Jackson, once somewhat better off, has suffered a dramatic decline in the last forty years. In 1980 it had a population of just under 203,000, about half white, but tens of thousands of whites fled, undermining the tax base so that city government could no longer maintain social services, like the water system. Today individual incomes in Jackson average $23,714 compared to a national average of $62,518. Residents are often unable to pay their water bills and collectively owe millions of dollars.

The mayor of Jackson is Democrat Chokwe Antar Lumumba, a self-described socialist and revolutionary who has worked alongside Cooperation Jackson, a network of cooperatives and worker-owned, democratically self-managed enterprises. But Lumumba has had to deal with the state’s rightwing Republican governor Tate Reeves and the majority Republican legislature, both of which have neglected and punished Jackson. Now the governor wants to privatize the water system.

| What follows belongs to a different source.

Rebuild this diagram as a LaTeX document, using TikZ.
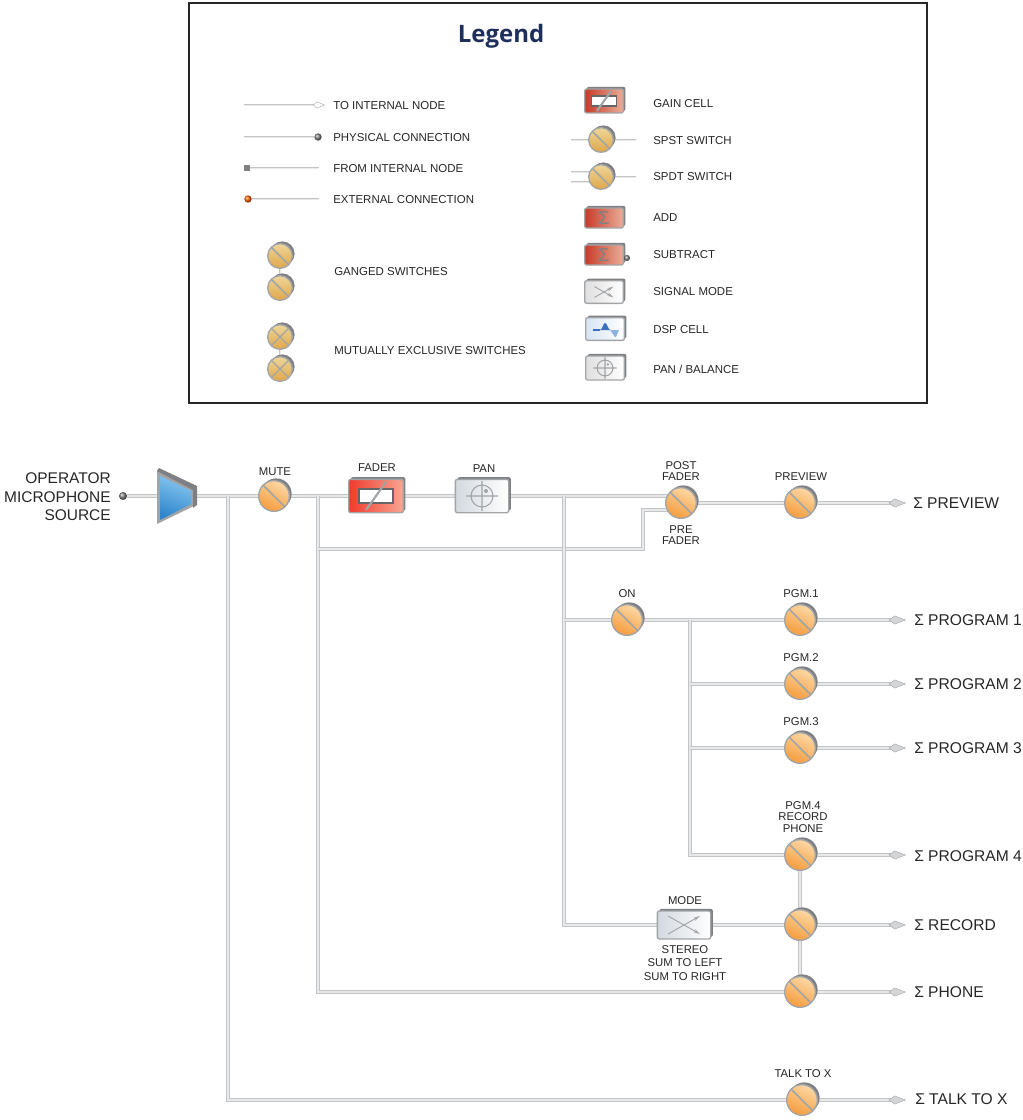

It will take billions of dollars to repair Jackson’s water system, and the Democratic congress recently passed a budget with funds earmarked for such programs, but it will take months if not years to get money to Jackson.

As Ms. Olugbala-Aziz, a local resident says, "We’re not asking for mansions, we just want to live and have the normal stuff, running water, clean water.”

The climate crisis, affecting everyone but especially the poor, must be fought at the national and global level—and by all of us.